(Records with drawing code)
>>>>>
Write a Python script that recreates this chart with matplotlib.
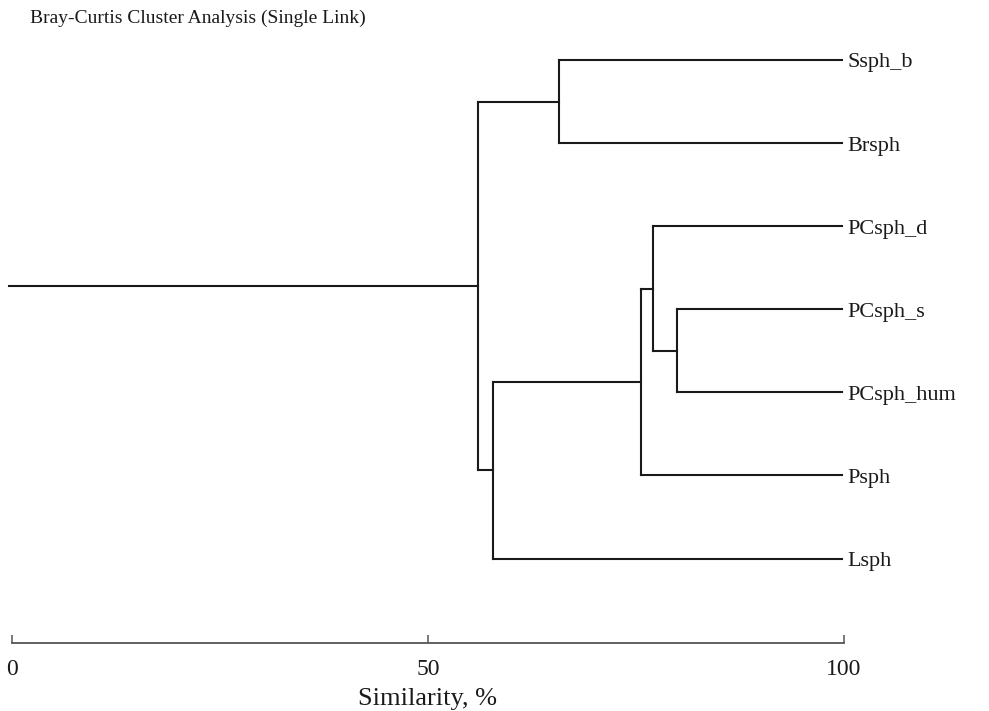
import matplotlib.pyplot as plt

plt.rcParams["font.family"] = ["Liberation Serif", "DejaVu Serif"]

# leaves from top to bottom
leaves = ["Ssph_b", "Brsph", "PCsph_d", "PCsph_s", "PCsph_hum", "Psph", "Lsph"]
# merges: (left, right, similarity %), clusters named c1..c6 in order
merge_left = ["Ssph_b", "PCsph_s", "PCsph_d", "c3", "c4", "c1"]
merge_right = ["Brsph", "PCsph_hum", "c2", "Psph", "Lsph", "c5"]
merge_sim = [65.7, 79.9, 77.1, 75.6, 57.8, 56.0]
leaf_end = 99.7
root_start = -0.3

fig = plt.figure(figsize=(9.89, 7.11), dpi=100)
ax = fig.add_axes([0.0, 0.0961, 1.0, 0.9039])

line_kw = dict(color="#1a1a1a", lw=1.5, solid_capstyle="projecting")

# position and x of each node
pos = {name: i for i, name in enumerate(leaves)}
xs = {name: leaf_end for name in leaves}

for k, (a, b, s) in enumerate(zip(merge_left, merge_right, merge_sim)):
    ax.plot([s, xs[a]], [pos[a], pos[a]], **line_kw)
    ax.plot([s, xs[b]], [pos[b], pos[b]], **line_kw)
    ax.plot([s, s], [pos[a], pos[b]], **line_kw)
    c = "c%d" % (k + 1)
    pos[c] = (pos[a] + pos[b]) / 2
    xs[c] = s

ax.plot([root_start, xs["c6"]], [pos["c6"], pos["c6"]], **line_kw)

for name in leaves:
    ax.text(100.45, pos[name] + 0.035, name, fontsize=16, va="center", ha="left",
            color="#1a1a1a")

ax.set_xlim(-1.406, 117.42)
ax.set_ylim(7.012, -0.722)
for side in ["top", "left", "right"]:
    ax.spines[side].set_visible(False)
ax.spines["bottom"].set_bounds(0, 100)
ax.spines["bottom"].set_color("#555555")
ax.spines["bottom"].set_linewidth(1.3)
ax.set_yticks([])
ax.set_xticks([0, 50, 100])
ax.tick_params(axis="x", direction="in", length=6, width=1.1, color="#555555",
               labelsize=17, pad=12, labelcolor="#1a1a1a")
ax.set_xlabel("Similarity, %", fontsize=19, color="#1a1a1a")
ax.xaxis.set_label_coords(50 / 118.826 + 1.406 / 118.826, -0.07)

fig.text(30 / 989, 1 - 18 / 711, "Bray-Curtis Cluster Analysis (Single Link)",
         fontsize=14, va="center", ha="left", color="#1a1a1a")

fig.savefig("out.png", dpi=100)
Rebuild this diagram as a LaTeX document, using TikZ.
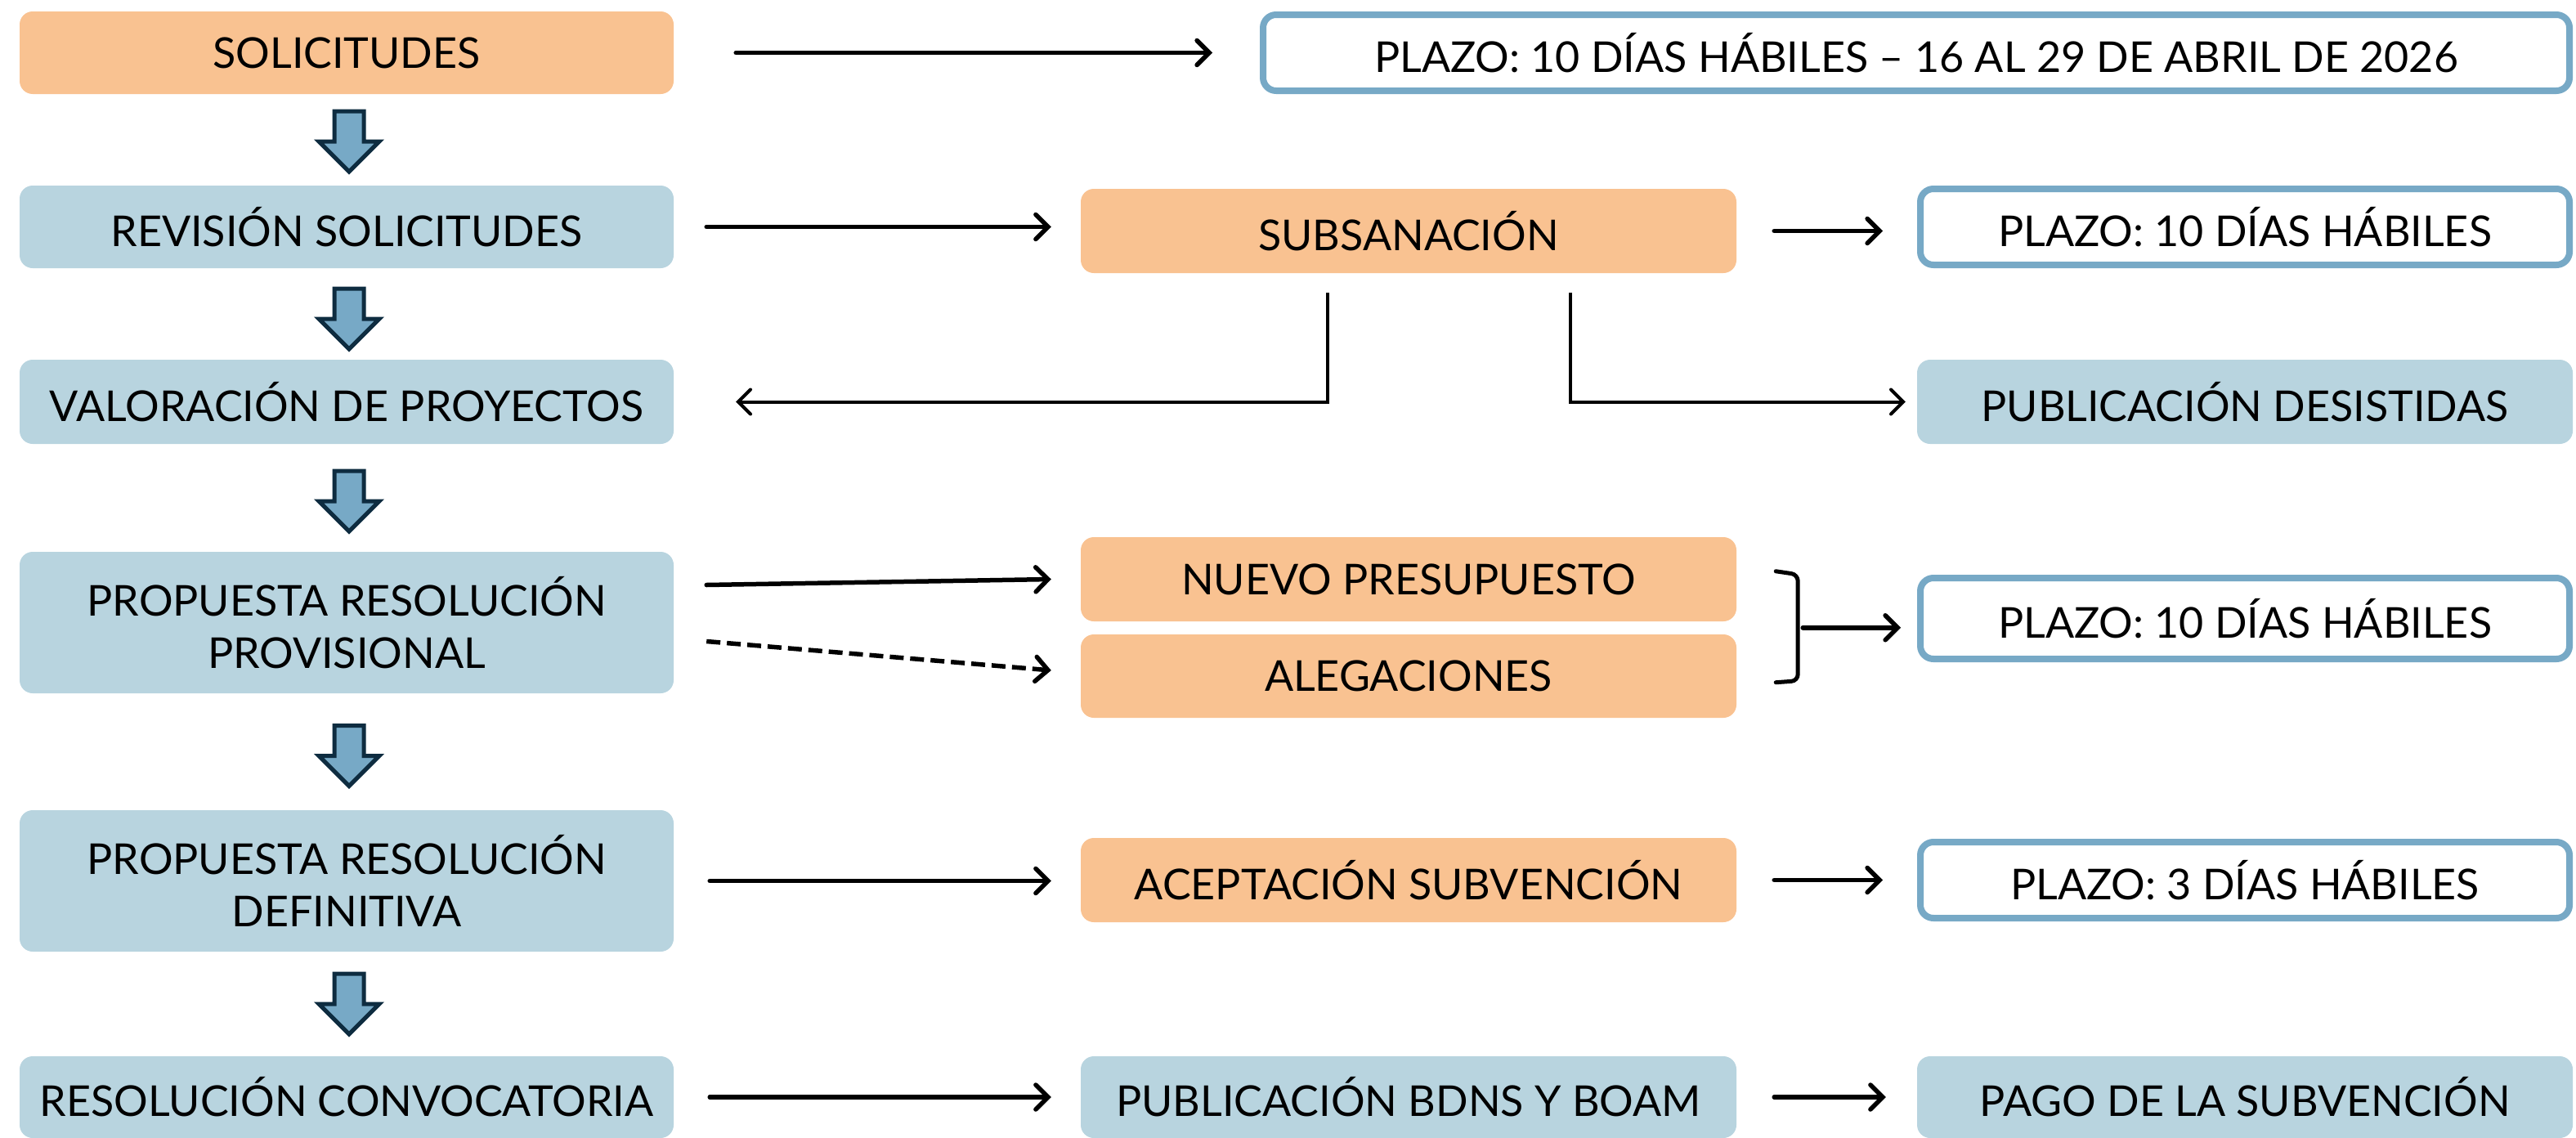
\documentclass[tikz,border=0pt]{standalone}
\usepackage{fontspec}
\setmainfont{Lato}
\usetikzlibrary{arrows.meta,calc}
\definecolor{peach}{HTML}{F9C291}
\definecolor{lblue}{HTML}{B8D4DF}
\definecolor{mblue}{HTML}{77A9C6}
\definecolor{navy}{HTML}{0E2C40}
\newcommand\blockarrow[1]{\draw[downarr] ($(#1)+(-18,-37)$) -- ++(36,0) -- ++(0,37) -- ++(19,0) -- ++(-37,37) -- ++(-37,-37) -- ++(19,0) -- cycle;}
\begin{document}
\begin{tikzpicture}[x=1pt,y=-1pt,
 box/.style={rounded corners=16pt, minimum width=800pt, minimum height=101pt, align=center, inner sep=0pt, font=\fontsize{52}{64}\selectfont, text=black},
 obox/.style={box, fill=peach},
 bbox/.style={box, fill=lblue},
 wbox/.style={box, draw=mblue, line width=8pt, fill=white, minimum width=794pt, minimum height=93pt},
 conn/.style={line width=5.5pt, line cap=round, -{Straight Barb[length=15pt,width=30pt,line cap=round]}},
 thin conn/.style={line width=4pt, -{Straight Barb[length=15pt,width=30pt,line cap=round]}},
 downarr/.style={fill=mblue, draw=navy, line width=5pt, line join=miter},
 bracket/.style={line width=5pt, line cap=round, rounded corners=8pt},
]
\useasboundingbox (0,0) rectangle (3151,1392);
% column 1
\node[obox] (n1) at (424,64.5) {SOLICITUDES};
\node[bbox] (n2) at (424,277.5) {REVISIÓN SOLICITUDES};
\node[bbox, minimum height=103pt] (n3) at (424,491.5) {VALORACIÓN DE PROYECTOS};
\node[bbox, minimum height=173pt] (n4) at (424,761.5) {PROPUESTA RESOLUCIÓN\\PROVISIONAL};
\node[bbox, minimum height=173pt] (n5) at (424,1077.5) {PROPUESTA RESOLUCIÓN\\DEFINITIVA};
\node[bbox, minimum height=100pt] (n6) at (424,1342) {RESOLUCIÓN CONVOCATORIA};
% column 2
\node[obox, minimum width=802pt, minimum height=103pt] (m2) at (1723,282.5) {SUBSANACIÓN};
\node[obox, minimum width=802pt, minimum height=103pt] (m4a) at (1723,708.5) {NUEVO PRESUPUESTO};
\node[obox, minimum width=802pt, minimum height=102pt] (m4b) at (1723,827) {ALEGACIONES};
\node[obox, minimum width=802pt, minimum height=103pt] (m5) at (1723,1076.5) {ACEPTACIÓN SUBVENCIÓN};
\node[bbox, minimum width=802pt, minimum height=100pt] (m6) at (1723,1342) {PUBLICACIÓN BDNS Y BOAM};
% column 3
\node[wbox, minimum width=1598pt] (r1) at (2344,64.5) {PLAZO: 10 DÍAS HÁBILES – 16 AL 29 DE ABRIL DE 2026};
\node[wbox] (r2) at (2746,277.5) {PLAZO: 10 DÍAS HÁBILES};
\node[bbox, minimum width=802pt, minimum height=103pt] (r3) at (2746,491.5) {PUBLICACIÓN DESISTIDAS};
\node[wbox, minimum height=99pt] (r4) at (2746,756.5) {PLAZO: 10 DÍAS HÁBILES};
\node[wbox] (r5) at (2746,1076.5) {PLAZO: 3 DÍAS HÁBILES};
\node[bbox, minimum width=802pt, minimum height=100pt] (r6) at (2746,1342) {PAGO DE LA SUBVENCIÓN};
% block arrows
\coordinate (d1) at ($(n1.south)!0.5!(n2.north)+(3,2)$);
\coordinate (d2) at ($(n2.south)!0.5!(n3.north)+(3,6)$);
\coordinate (d3) at ($(n3.south)!0.5!(n4.north)+(3,4)$);
\coordinate (d4) at ($(n4.south)!0.5!(n5.north)+(3,5)$);
\coordinate (d5) at ($(n5.south)!0.5!(n6.north)+(3,0)$);
\blockarrow{d1}
\blockarrow{d2}
\blockarrow{d3}
\blockarrow{d4}
\blockarrow{d5}
% connectors
\draw[conn, shorten <=76pt, shorten >=58pt] (n1.east) -- (n1.east -| r1.west);
\draw[conn, shorten <=40pt, shorten >=36pt] (n2.east) -- (n2.east -| m2.west);
\draw[conn, shorten <=46pt, shorten >=42pt] (m2.east) -- (m2.east -| r2.west);
\draw[thin conn] ($(m2.south)+(-99,24)$) |- ($(n3.east)+(76,0)$);
\draw[thin conn] ($(m2.south)+(198,24)$) |- ($(r3.west)+(-14,0)$);
\draw[conn] ($(n4.east)+(40,-46)$) -- ($(m4a.west)+(-36,0)$);
\draw[conn, dash pattern=on 17pt off 8pt, line cap=butt] ($(n4.east)+(40,23)$) -- ($(m4b.west)+(-36,-7)$);
\coordinate (br) at ($(m4a.east)!0.5!(m4b.east)+(75,0)$);
\draw[bracket] ($(br)+(-27,-69)$) -- ($(br)+(0,-65)$) -- ($(br)+(0,65)$) -- ($(br)+(-27,67)$);
\draw[conn, shorten <=6pt, shorten >=20pt] (br) -- (br -| r4.west);
\draw[conn, shorten <=44pt, shorten >=36pt] (n5.east) -- (n5.east -| m5.west);
\draw[conn, shorten <=46pt, shorten >=42pt] (m5.east) -- (m5.east -| r5.west);
\draw[conn, shorten <=44pt, shorten >=36pt] (n6.east) -- (n6.east -| m6.west);
\draw[conn, shorten <=46pt, shorten >=38pt] (m6.east) -- (m6.east -| r6.west);
\end{tikzpicture}
\end{document}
<<<<<
**Short exercise:** Without the pictures, please reproduce each line of the listing above exactly, from the first one through the line bearing "root_start = -0.3".

**Worked answer:**
Write a Python script that recreates this chart with matplotlib.
import matplotlib.pyplot as plt

plt.rcParams["font.family"] = ["Liberation Serif", "DejaVu Serif"]

# leaves from top to bottom
leaves = ["Ssph_b", "Brsph", "PCsph_d", "PCsph_s", "PCsph_hum", "Psph", "Lsph"]
# merges: (left, right, similarity %), clusters named c1..c6 in order
merge_left = ["Ssph_b", "PCsph_s", "PCsph_d", "c3", "c4", "c1"]
merge_right = ["Brsph", "PCsph_hum", "c2", "Psph", "Lsph", "c5"]
merge_sim = [65.7, 79.9, 77.1, 75.6, 57.8, 56.0]
leaf_end = 99.7
root_start = -0.3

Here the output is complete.